• Required work:
Pull out every line with the word "matplotlib".

• Listed entries:
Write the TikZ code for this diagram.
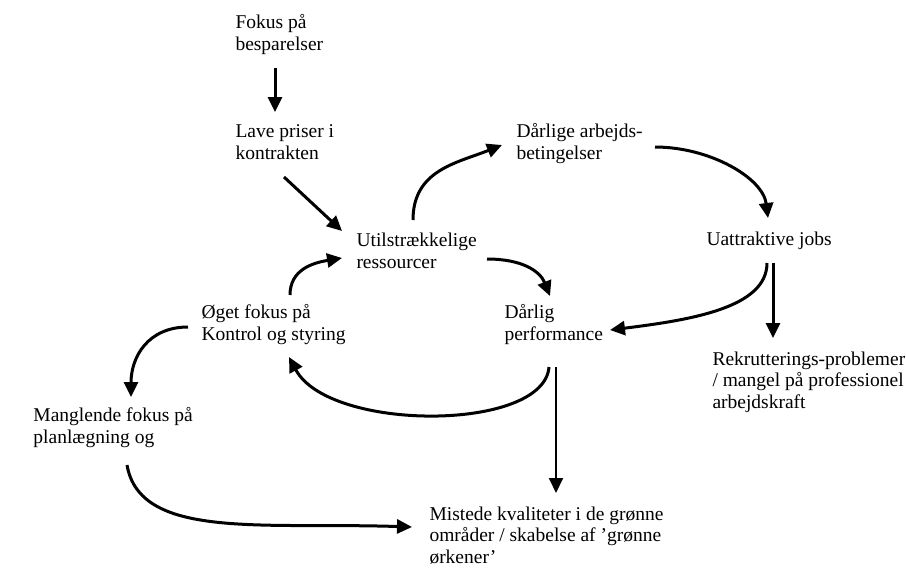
\documentclass[tikz,border=0pt]{standalone}
\usepackage{fontspec}
\setmainfont{Liberation Serif}
\usepackage{tikz}
\usetikzlibrary{arrows.meta}
\tikzset{>/.tip={Triangle[length=15pt,width=14pt]}}
\tikzset{box/.style={anchor=base west,inner sep=0pt,align=left,font=\fontsize{19.5}{21.5}\selectfont}}

\begin{document}
\begin{tikzpicture}[x=1pt,y=-1pt,line width=3pt]
  \useasboundingbox (0,0) rectangle (906,573);
  \node[box](fokus) at (234,50){Fokus på\\besparelser};
  \node[box](lave) at (234,159){Lave priser i\\kontrakten};
  \node[box](utils) at (355,268){Utilstrækkelige\\ressourcer};
  \node[box](darb) at (515,159){Dårlige arbejds-\\betingelser};
  \node[box](uattr) at (705,245){Uattraktive jobs};
  \node[box](dperf) at (503,340){Dårlig\\performance};
  \node[box](oeget) at (200,340){Øget fokus på\\Kontrol og styring};
  \node[box](rekrut) at (711,408){Rekrutterings-problemer\\/ mangel på professionel\\arbejdskraft};
  \node[box](mangl) at (32,443){Manglende fokus på\\planlægning og};
  \node[box](mist) at (428,563){Mistede kvaliteter i de grønne\\områder / skabelse af 'grønne\\ørkener'};
  % arrows
  \draw[->] ([shift={(41,18)}]fokus.base west) -- ([shift={(41,-47)}]lave.base west);
  \draw[->] ([shift={(50,18)}]lave.base west) -- ([shift={(-13,-37)}]utils.base west);
  \draw[->] ([shift={(58,-48)}]utils.base west) .. controls +(0,-50) and +(-45,18) .. ([shift={(-13,-14)}]darb.base west);
  \draw[->] ([shift={(140,-12)}]darb.base west) .. controls +(55,0) and +(-5,-40) .. ([shift={(63,-27)}]uattr.base west);
  \draw[->] ([shift={(132,-9)}]utils.base west) .. controls +(35,0) and +(-10,-25) .. ([shift={(47,-44)}]dperf.base west);
  \draw[->] ([shift={(90,-45)}]oeget.base west) .. controls +(0,-25) and +(-30,5) .. ([shift={(-13,-10)}]utils.base west);
  \draw[->] ([shift={(62,18)}]uattr.base west) .. controls +(0,45) and +(80,-10) .. ([shift={(107,-10)}]dperf.base west);
  \draw[->] ([shift={(68,18)}]uattr.base west) -- ([shift={(62,-70)}]rekrut.base west);
  \draw[->] ([shift={(46,27)}]dperf.base west) .. controls +(-5,65) and +(40,75) .. ([shift={(89,17)}]oeget.base west);
  \draw[->,line width=2pt] ([shift={(53,27)}]dperf.base west) -- ([shift={(128,-70)}]mist.base west);
  \draw[->] ([shift={(-12,-13)}]oeget.base west) .. controls +(-40,0) and +(0,-40) .. ([shift={(99,-46)}]mangl.base west);
  \draw[->] ([shift={(95,22)}]mangl.base west) .. controls +(13,75) and +(-150,-5) .. ([shift={(-16,-36)}]mist.base west);
\end{tikzpicture}
\end{document}
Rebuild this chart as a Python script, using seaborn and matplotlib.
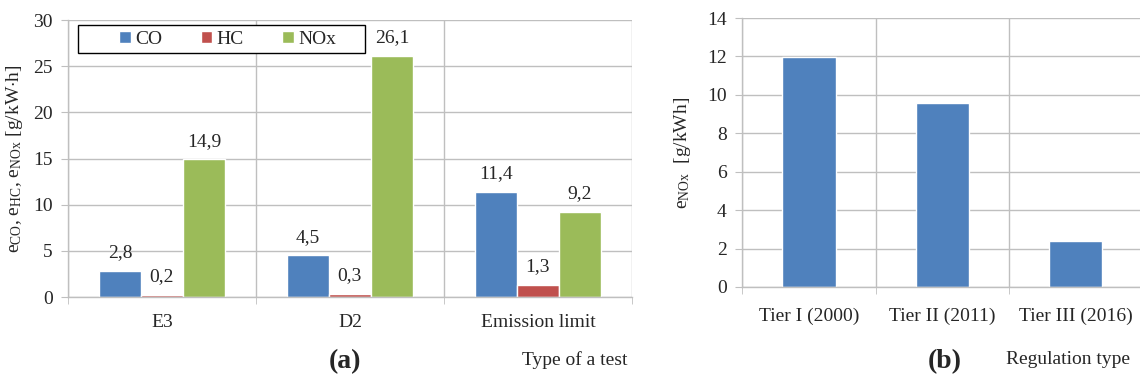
import numpy as np
import pandas as pd
import matplotlib
matplotlib.use('Agg')
import matplotlib.pyplot as plt
from matplotlib.ticker import FixedLocator
from matplotlib.patches import Rectangle
import seaborn as sns

# data
tests = ['E3', 'D2', 'Emission limit']
species = ['CO', 'HC', 'NOx']
co = [2.8, 4.5, 11.4]
hc = [0.2, 0.3, 1.3]
nox = [14.9, 26.1, 9.2]

tiers = ['Tier I (2000)', 'Tier II (2011)', 'Tier III (2016)']
nox_limit = [11.95, 9.6, 2.4]

colors = ['#4F81BD', '#C0504D', '#9BBB59']
grid_c = '#BFBFBF'

sns.set_style('white')
plt.rcParams['font.family'] = ['Liberation Serif', 'DejaVu Serif']
plt.rcParams['mathtext.fontset'] = 'custom'
plt.rcParams['mathtext.rm'] = 'Liberation Serif'
plt.rcParams['mathtext.it'] = 'Liberation Serif:italic'

df_a = pd.DataFrame({
    'test': np.repeat(tests, 3),
    'species': species * 3,
    'value': [v for trip in zip(co, hc, nox) for v in trip],
})
df_b = pd.DataFrame({'tier': tiers, 'nox': nox_limit})

fig = plt.figure(figsize=(11.4, 3.82), dpi=100)
ax1 = fig.add_axes([0.0596, 0.2225, 0.4947, 0.7251])
ax2 = fig.add_axes([0.651, 0.2487, 0.351, 0.704])

# panel (a)
sns.barplot(data=df_a, x='test', y='value', hue='species', order=tests,
            hue_order=species, palette=colors, width=0.67, ax=ax1,
            saturation=1, errorbar=None)
for cont, vals in zip(ax1.containers, [co, hc, nox]):
    ax1.bar_label(cont, labels=[f'{v:.1f}'.replace('.', ',') for v in vals],
                  padding=7, fontsize=14)
ax1.set_ylim(0, 30)
ax1.set_yticks(range(0, 31, 5))
ax1.set_xlim(-0.5, 2.5)
ax1.set_xlabel('')
ax1.set_ylabel(r'e$_{\mathrm{CO}}$, e$_{\mathrm{HC}}$, e$_{\mathrm{NOx}}$ [g/kW$\cdot$h]',
               fontsize=14)
ax1.yaxis.set_label_coords(-0.076, 0.5)

# legend: frameless entries inside a hand-placed box, like the original
ax1.add_patch(Rectangle((0.0177, 0.881), 0.509, 0.101, transform=ax1.transAxes,
                        facecolor='white', edgecolor='black', linewidth=1.0,
                        zorder=4))
leg = ax1.legend(loc='center', bbox_to_anchor=(0.283, 0.931), ncol=3,
                 fontsize=14, frameon=False, handlelength=0.6,
                 handleheight=0.6, handletextpad=0.2, columnspacing=2.0)
leg.set_zorder(5)

# panel (b)
sns.barplot(data=df_b, x='tier', y='nox', color=colors[0], width=0.4,
            ax=ax2, saturation=1, errorbar=None)
ax2.set_ylim(0, 14)
ax2.set_yticks(range(0, 15, 2))
ax2.set_xlim(-0.5, 2.5)
ax2.set_xlabel('')
ax2.set_ylabel(r'e$_{\mathrm{NOx}}$  [g/kWh]', fontsize=14)
ax2.yaxis.set_label_coords(-0.123, 0.5)

for ax in (ax1, ax2):
    ax.xaxis.set_minor_locator(FixedLocator([-0.5, 0.5, 1.5, 2.5]))
    ax.grid(axis='y', which='major', color=grid_c, linewidth=1)
    ax.grid(axis='x', which='minor', color=grid_c, linewidth=1)
    ax.set_axisbelow(True)
    ax.tick_params(axis='x', which='major', length=0, pad=12, labelsize=14)
    ax.tick_params(axis='x', which='minor', length=5, color=grid_c,
                   direction='out', bottom=True)
    ax.tick_params(axis='y', length=5, color=grid_c, pad=6, labelsize=14,
                   direction='out', left=True)
    for s in ('top', 'right'):
        ax.spines[s].set_visible(False)
    for s in ('left', 'bottom'):
        ax.spines[s].set_color(grid_c)
        ax.spines[s].set_linewidth(1)
ax2.tick_params(axis='x', which='major', pad=15)

fig.text(575 / 1140, 1 - 360 / 382, 'Type of a test', ha='center', va='center',
         fontsize=14)
fig.text(1068 / 1140, 1 - 360 / 382, 'Regulation type', ha='center',
         va='center', fontsize=14)
fig.text(345 / 1140, 1 - 362 / 382, '(a)', ha='center', va='center',
         fontsize=20, fontweight='bold')
fig.text(945 / 1140, 1 - 362 / 382, '(b)', ha='center', va='center',
         fontsize=20, fontweight='bold')

fig.savefig('out.png', dpi=100)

• Solution:
Rebuild this chart as a Python script, using seaborn and matplotlib.
import matplotlib
matplotlib.use('Agg')
import matplotlib.pyplot as plt
from matplotlib.ticker import FixedLocator
from matplotlib.patches import Rectangle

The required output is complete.